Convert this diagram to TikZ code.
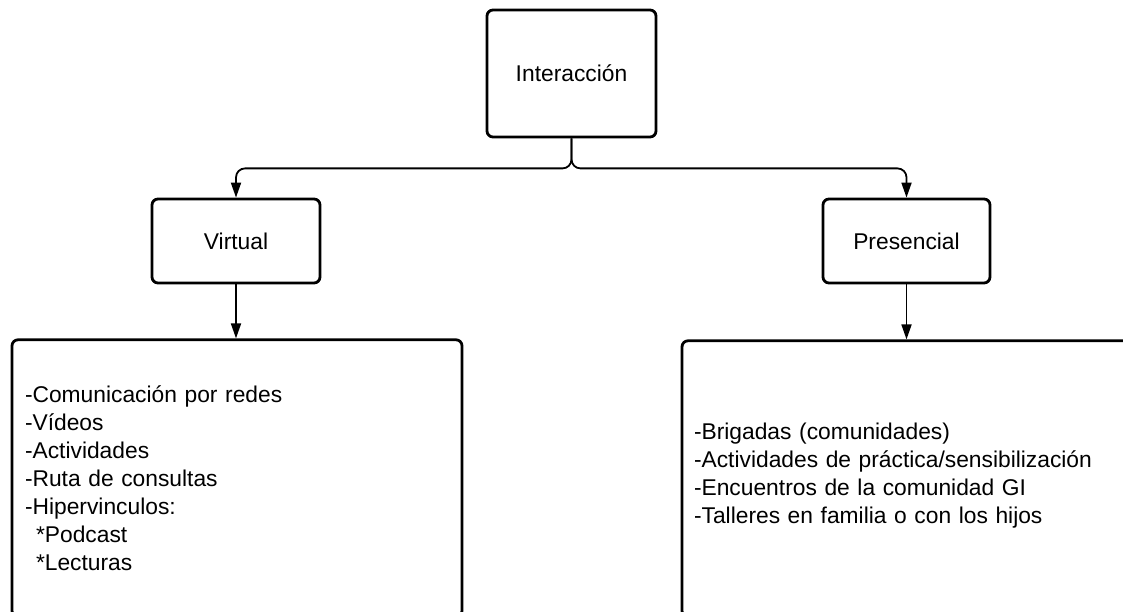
\documentclass[tikz,border=0pt]{standalone}
\usepackage{fontspec}
\setmainfont{Liberation Sans}
\usepackage{tikz}
\usetikzlibrary{arrows.meta,positioning}
\tikzset{
    >={Triangle[length=15pt,width=10pt]},
    x=1pt, y=1pt,
    font=\fontsize{22.8}{28}\selectfont,
    top box/.style={rectangle,draw,line width=2.8pt,rounded corners=6pt,align=center},
    list box/.style={rectangle,draw,line width=2.8pt,rounded corners=6pt,align=left,inner ysep=0pt},
    link/.style={->,line width=1.8pt,rounded corners=9pt}
}
\begin{document}
\begin{tikzpicture}
    \useasboundingbox (0,0) rectangle (1123,611);
    \clip (0,0) rectangle (1123,611);
    \node[top box, minimum width=169pt, minimum height=127pt] (inter) at (571.5,537.5) {Interacción};
    \node[top box, minimum width=168pt, minimum height=84pt] (virt) at (236,370) {Virtual};
    \node[top box, minimum width=167pt, minimum height=84pt] (pres) at (906.5,370) {Presencial};
    \node[list box, text width=424pt, inner xsep=13pt, minimum height=277pt] (virtlist) [below = 54pt of virt, xshift=1pt]
        {-Comunicación por redes\\
         -Vídeos\\
         -Actividades\\
         -Ruta de consultas\\
         -Hipervinculos:\\
         \hspace*{11pt}*Podcast\\
         \hspace*{11pt}*Lecturas};
    \node[list box, text width=446pt, inner xsep=12pt, minimum height=276pt] (preslist) [below = 55pt of pres, xshift=10.5pt]
        {-Brigadas (comunidades)\\
         -Actividades de práctica/sensibilización\\
         -Encuentros de la comunidad GI\\
         -Talleres en familia o con los hijos\\[-16pt]\mbox{}};
    \draw[link] (inter.south) |- ([yshift=-30pt]inter.south -| virt.north) -- (virt.north);
    \draw[link] (inter.south) |- ([yshift=-30pt]inter.south -| pres.north) -- (pres.north);
    \draw[link] (virt.south) -- (virt.south |- virtlist.north);
    \draw[link] (pres.south) -- (pres.south |- preslist.north);
\end{tikzpicture}
\end{document}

## [PROBLEM]
Copy the whole of the material above exactly, but not its images.

## [WRITTEN ANSWER]
Convert this diagram to TikZ code.
\documentclass[tikz,border=0pt]{standalone}
\usepackage{fontspec}
\setmainfont{Liberation Sans}
\usepackage{tikz}
\usetikzlibrary{arrows.meta,positioning}
\tikzset{
    >={Triangle[length=15pt,width=10pt]},
    x=1pt, y=1pt,
    font=\fontsize{22.8}{28}\selectfont,
    top box/.style={rectangle,draw,line width=2.8pt,rounded corners=6pt,align=center},
    list box/.style={rectangle,draw,line width=2.8pt,rounded corners=6pt,align=left,inner ysep=0pt},
    link/.style={->,line width=1.8pt,rounded corners=9pt}
}
\begin{document}
\begin{tikzpicture}
    \useasboundingbox (0,0) rectangle (1123,611);
    \clip (0,0) rectangle (1123,611);
    \node[top box, minimum width=169pt, minimum height=127pt] (inter) at (571.5,537.5) {Interacción};
    \node[top box, minimum width=168pt, minimum height=84pt] (virt) at (236,370) {Virtual};
    \node[top box, minimum width=167pt, minimum height=84pt] (pres) at (906.5,370) {Presencial};
    \node[list box, text width=424pt, inner xsep=13pt, minimum height=277pt] (virtlist) [below = 54pt of virt, xshift=1pt]
        {-Comunicación por redes\\
         -Vídeos\\
         -Actividades\\
         -Ruta de consultas\\
         -Hipervinculos:\\
         \hspace*{11pt}*Podcast\\
         \hspace*{11pt}*Lecturas};
    \node[list box, text width=446pt, inner xsep=12pt, minimum height=276pt] (preslist) [below = 55pt of pres, xshift=10.5pt]
        {-Brigadas (comunidades)\\
         -Actividades de práctica/sensibilización\\
         -Encuentros de la comunidad GI\\
         -Talleres en familia o con los hijos\\[-16pt]\mbox{}};
    \draw[link] (inter.south) |- ([yshift=-30pt]inter.south -| virt.north) -- (virt.north);
    \draw[link] (inter.south) |- ([yshift=-30pt]inter.south -| pres.north) -- (pres.north);
    \draw[link] (virt.south) -- (virt.south |- virtlist.north);
    \draw[link] (pres.south) -- (pres.south |- preslist.north);
\end{tikzpicture}
\end{document}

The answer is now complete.